▸ **WHAT YOU SHOULD DO**: Find every line of the listing below where "chart" appears, and copy it.

▸ **DATA LINES**:
○ ○ ○

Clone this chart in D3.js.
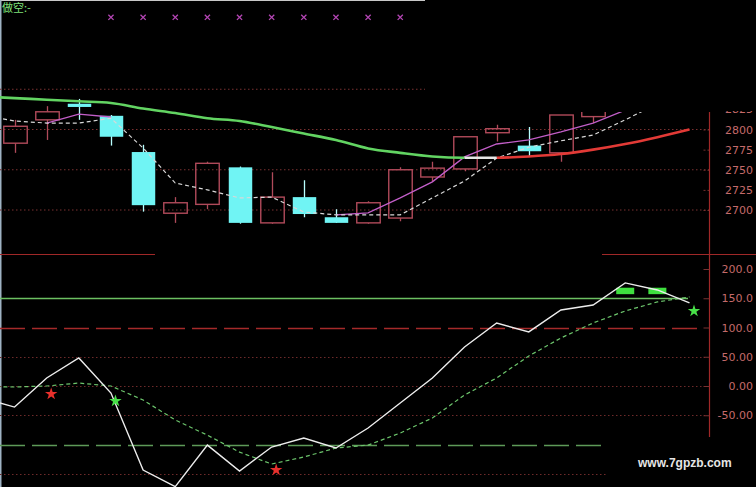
<!DOCTYPE html>
<html>
<head>
<meta charset="utf-8">
<script src="https://cdn.jsdelivr.net/npm/d3@7"></script>
<style>
  html, body { margin: 0; padding: 0; background: #000; overflow: hidden; }
  svg { display: block; }
</style>
</head>
<body>
<svg id="chart" width="756" height="487"></svg>
<script>
// ---- data ----
// bar slots 0..22; candles occupy slots 1..19
const slotCount = 23;
const candleSlots = d3.range(1, 20);
const opens  = [2783, 2812, 2832, 2817, 2772, 2696, 2707, 2753, 2684, 2716, 2691, 2684, 2690, 2741, 2751, 2796, 2780, 2771, 2816];
const highs  = [2812, 2829, 2838, 2818, 2781, 2716, 2760, 2754, 2747, 2737, 2701, 2711, 2753, 2760, 2791, 2806, 2803, 2818, 2830];
const lows   = [2771, 2787, 2812, 2780, 2698, 2684, 2701, 2683, 2683, 2691, 2684, 2683, 2686, 2735, 2748, 2785, 2766, 2760, 2808];
const closes = [2804, 2822, 2828, 2791, 2706, 2709, 2758, 2684, 2716, 2695, 2684, 2709, 2750, 2752, 2791, 2801, 2773, 2818, 2826];

// moving averages per slot (null where the line is not shown)
const maLong = [2841, 2839, 2837, 2835, 2833, 2826, 2820.5, 2814, 2810.5, 2803, 2795, 2787, 2776.5, 2771, 2766.5, 2765, 2765, 2766.5, 2769.5, 2775, 2782, 2790.5, 2800];
const maMid  = [2818, 2810.6, 2808, 2808, 2814, 2777, 2733.5, 2725, 2715, 2716, 2697.5, 2694, 2694, 2694, 2715, 2736, 2764.5, 2778, 2786, 2793, 2812, 2832, null];
const maFast = [null, null, 2808, 2819, 2815.5, null, null, null, null, null, null, 2694, 2696.5, 2715, 2735, 2766, 2782, 2787, 2797, 2808, 2824, null, null];

// oscillator panel
const oscLine   = [-20.5, -36, 13.7, 48, -12, -143.7, -172, -101, -145.4, -104.3, -89, -106, -71.8, -29, 13.7, 66.7, 107.7, 92.4, 130, 138.5, 176.2, 164.2, 142];
const oscSignal = [-1, -1.7, 0, 5, 0, -24, -58, -84, -113, -133.4, -121.4, -106, -101, -80.4, -54.7, -15.4, 13.7, 51.3, 82.1, 107.7, 128.3, 143.7, 152.2];
const blockSlots = [20, 21];
const blockLow   = [157, 157];
const blockHigh  = [168, 168];
const starSlots  = [2, 4, 9, 22];
const starValues = [-13.7, -25.7, -143.7, 128.3];
const starKinds  = ["buy", "sell", "buy", "sell"];
const oscLevels  = [150, 100, 50, 0, -50, -100, -150];

// signal markers on the top strip
const markSlots = d3.range(4, 14);
const titleText = "做空:-";

// axis ticks
const priceTicks = [2700, 2725, 2750, 2775, 2800, 2825];
const priceGrid  = [2700, 2750, 2800, 2850];
const oscTicks   = [200, 150, 100, 50, 0, -50];
const oscTickLabels = ["200.0", "150.0", "100.0", "50.00", "0.00", "-50.00"];
const siteText = "www.7gpzb.com";

// ---- scales ----
const svg = d3.select("#chart");
const W = 756, H = 487;
const axisX = 709.5;

const x = d3.scaleLinear().domain([0, slotCount - 1]).range([-17.6, 689.5]);
const step = x(1) - x(0);
const yP = d3.scaleLinear().domain([2700, 2800]).range([210, 129.5]);
const yO = d3.scaleLinear().domain([0, 200]).range([386, 269]);

svg.append("rect").attr("width", W).attr("height", H).attr("fill", "#000");

const defs = svg.append("defs");
// price pane: full height on the left part, lower band on the right part
const cpPrice = defs.append("clipPath").attr("id", "clipPrice");
cpPrice.append("rect").attr("x", 0).attr("y", 0).attr("width", 425).attr("height", 254);
cpPrice.append("rect").attr("x", 425).attr("y", 112).attr("width", axisX - 425).attr("height", 142);
const cpAxis = defs.append("clipPath").attr("id", "clipAxis");
cpAxis.append("rect").attr("x", axisX - 10).attr("y", 111).attr("width", W - axisX + 10).attr("height", 143);
defs.append("clipPath").attr("id", "clipOsc")
  .append("rect").attr("x", 0).attr("y", 256).attr("width", axisX).attr("height", H - 256);

// long average: one clip per colour, built from the direction of each step
const trendColour = { rise: "#e23a36", fall: "#62d462", flat: "#e6e6e6" };
const trendClips = {};
Object.keys(trendColour).forEach(k => {
  trendClips[k] = defs.append("clipPath").attr("id", "clipTrend-" + k);
});
for (let i = 0; i < maLong.length - 1; i++) {
  const d = maLong[i + 1] - maLong[i];
  const k = d > 0 ? "rise" : d < 0 ? "fall" : "flat";
  trendClips[k].append("rect").attr("x", x(i) - (i === 0 ? 4 : 0)).attr("y", 0)
    .attr("width", step + (i === maLong.length - 2 ? 4 : 0) + (i === 0 ? 4 : 0)).attr("height", 260);
}

// ---- frame ----
svg.append("line").attr("x1", 0).attr("x2", 425).attr("y1", 0.5).attr("y2", 0.5)
  .attr("stroke", "#c8c8c8").attr("stroke-width", 1);
svg.append("line").attr("x1", 0.75).attr("x2", 0.75).attr("y1", 0).attr("y2", H)
  .attr("stroke", "#9fb3c4").attr("stroke-width", 1.5);

svg.append("text").attr("x", 2).attr("y", 12)
  .attr("font-family", "Noto Sans CJK SC, sans-serif").attr("font-size", 11)
  .attr("fill", "#7fe07a").text(titleText);

// signal marks
const markG = svg.append("g");
markSlots.forEach(s => {
  const cx = x(s), cy = 17.3, r = 2.6;
  markG.append("path")
    .attr("d", `M${cx - r},${cy - r}L${cx + r},${cy + r}M${cx - r},${cy + r}L${cx + r},${cy - r}`)
    .attr("stroke", "#b546b5").attr("stroke-width", 1.3);
});

// ---- price pane ----
const price = svg.append("g").attr("clip-path", "url(#clipPrice)");
priceGrid.forEach(v => {
  price.append("line").attr("x1", 0).attr("x2", axisX).attr("y1", yP(v)).attr("y2", yP(v))
    .attr("stroke", "#7a3030").attr("stroke-width", 1).attr("stroke-dasharray", "1.5,2.5");
});

// candles
const up = "#b04a5a", down = "#70f4f4";
candleSlots.forEach((s, i) => {
  const o = opens[i], h = highs[i], l = lows[i], c = closes[i];
  const cx = Math.round(x(s)) + 0.5;
  const bw = step * 0.73;
  const top = yP(Math.max(o, c)), bot = yP(Math.min(o, c));
  if (c >= o) {
    price.append("line").attr("x1", cx).attr("x2", cx).attr("y1", yP(h)).attr("y2", top)
      .attr("stroke", up).attr("stroke-width", 1.3);
    price.append("line").attr("x1", cx).attr("x2", cx).attr("y1", bot).attr("y2", yP(l))
      .attr("stroke", up).attr("stroke-width", 1.3);
    price.append("rect").attr("x", cx - bw / 2).attr("y", top)
      .attr("width", bw).attr("height", Math.max(bot - top, 1))
      .attr("fill", "none").attr("stroke", up).attr("stroke-width", 1.4);
  } else {
    price.append("line").attr("x1", cx).attr("x2", cx).attr("y1", yP(h)).attr("y2", yP(l))
      .attr("stroke", "#b8ffff").attr("stroke-width", 1.3);
    price.append("rect").attr("x", cx - bw / 2).attr("y", top)
      .attr("width", bw).attr("height", Math.max(bot - top, 2.5))
      .attr("fill", down);
  }
});

const lineP = d3.line().defined(d => d != null).x((d, i) => x(i)).y(d => yP(d));
price.append("path").datum(maFast).attr("d", lineP)
  .attr("fill", "none").attr("stroke", "#c25ec8").attr("stroke-width", 1.3);
price.append("path").datum(maMid).attr("d", lineP)
  .attr("fill", "none").attr("stroke", "#d8d8d8").attr("stroke-width", 1.2)
  .attr("stroke-dasharray", "4,3");

// long average, smooth, coloured by direction
const lineLong = d3.line().curve(d3.curveMonotoneX).x((d, i) => x(i)).y(d => yP(d));
Object.keys(trendColour).forEach(k => {
  price.append("g").attr("clip-path", `url(#clipTrend-${k})`)
    .append("path").datum(maLong).attr("d", lineLong)
    .attr("fill", "none").attr("stroke", trendColour[k]).attr("stroke-width", 2.6);
});

// price axis (clip on outer group, transform on inner group)
const pAxis = svg.append("g").attr("clip-path", "url(#clipAxis)")
  .append("g").attr("transform", `translate(${axisX},0)`)
  .call(d3.axisRight(yP).tickValues(priceTicks).tickSizeInner(-7).tickSizeOuter(0).tickFormat(d3.format("d")));
pAxis.select(".domain").remove();
pAxis.selectAll(".tick line").attr("stroke", "#7a3030").attr("stroke-dasharray", "2,2");
pAxis.selectAll(".tick text").attr("x", 43.5).attr("text-anchor", "end")
  .attr("fill", "#c46a6a").attr("font-family", "DejaVu Sans, sans-serif").attr("font-size", 11);

// ---- separators and axis line ----
const sep = "#a02828";
svg.append("line").attr("x1", 0).attr("x2", 155).attr("y1", 254.5).attr("y2", 254.5)
  .attr("stroke", sep).attr("stroke-width", 1.2);
svg.append("line").attr("x1", 602).attr("x2", W).attr("y1", 254.5).attr("y2", 254.5)
  .attr("stroke", sep).attr("stroke-width", 1.2);
svg.append("line").attr("x1", axisX).attr("x2", axisX).attr("y1", 112).attr("y2", 437)
  .attr("stroke", sep).attr("stroke-width", 1.2);

// ---- oscillator pane ----
const osc = svg.append("g").attr("clip-path", "url(#clipOsc)");
const levelStyle = {
  "150":  { stroke: "#6cbf62", dash: null, x2: 688, w: 1.3 },
  "100":  { stroke: "#a52a2a", dash: "25,7", x2: 703, w: 1.4 },
  "50":   { stroke: "#6e2a2a", dash: "1.5,2.5", x2: 705, w: 1 },
  "0":    { stroke: "#6e2a2a", dash: "1.5,2.5", x2: 705, w: 1 },
  "-50":  { stroke: "#6e2a2a", dash: "1.5,2.5", x2: 705, w: 1 },
  "-100": { stroke: "#5e9a58", dash: "25,7", x2: 608, w: 1.4 },
  "-150": { stroke: "#6e2a2a", dash: "1.5,2.5", x2: 608, w: 1 }
};
oscLevels.forEach(v => {
  const st = levelStyle[String(v)];
  const ln = osc.append("line").attr("x1", 0).attr("x2", st.x2)
    .attr("y1", Math.round(yO(v)) + 0.5).attr("y2", Math.round(yO(v)) + 0.5)
    .attr("stroke", st.stroke).attr("stroke-width", st.w);
  if (st.dash) ln.attr("stroke-dasharray", st.dash);
});

blockSlots.forEach((s, i) => {
  osc.append("rect").attr("x", x(s) - 9).attr("y", yO(blockHigh[i]))
    .attr("width", 18).attr("height", yO(blockLow[i]) - yO(blockHigh[i]))
    .attr("fill", "#3fe03f");
});

const lineO = d3.line().x((d, i) => x(i)).y(d => yO(d));
osc.append("path").datum(oscSignal).attr("d", lineO)
  .attr("fill", "none").attr("stroke", "#6cc56c").attr("stroke-width", 1.2)
  .attr("stroke-dasharray", "4,3");
osc.append("path").datum(oscLine).attr("d", lineO)
  .attr("fill", "none").attr("stroke", "#ececec").attr("stroke-width", 1.4);

const star = d3.symbol().type(d3.symbolStar).size(48);
starSlots.forEach((s, i) => {
  osc.append("path").attr("d", star)
    .attr("transform", `translate(${x(s) + 4.5},${yO(starValues[i])})`)
    .attr("fill", starKinds[i] === "buy" ? "#e8302c" : "#48e048");
});

// oscillator axis
const oAxis = svg.append("g").attr("transform", `translate(${axisX},0)`)
  .call(d3.axisRight(yO).tickValues(oscTicks).tickSizeInner(-6).tickSizeOuter(0)
    .tickFormat((d, i) => oscTickLabels[i]));
oAxis.select(".domain").remove();
oAxis.selectAll(".tick line").attr("stroke", "#7a3030");
oAxis.selectAll(".tick text").attr("x", 43.5).attr("text-anchor", "end")
  .attr("fill", "#c46a6a").attr("font-family", "DejaVu Sans, sans-serif").attr("font-size", 11);

// site mark
svg.append("text").attr("x", 638).attr("y", 467)
  .attr("font-family", "Liberation Sans, Arial, sans-serif").attr("font-weight", "bold")
  .attr("font-size", 12).attr("fill", "#e6e6e6").text(siteText);
</script>
</body>
</html>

○ ○ ○

▸ **RESPONSE TO THE EXERCISE**:
Clone this chart in D3.js.
<svg id="chart" width="756" height="487"></svg>
const svg = d3.select("#chart");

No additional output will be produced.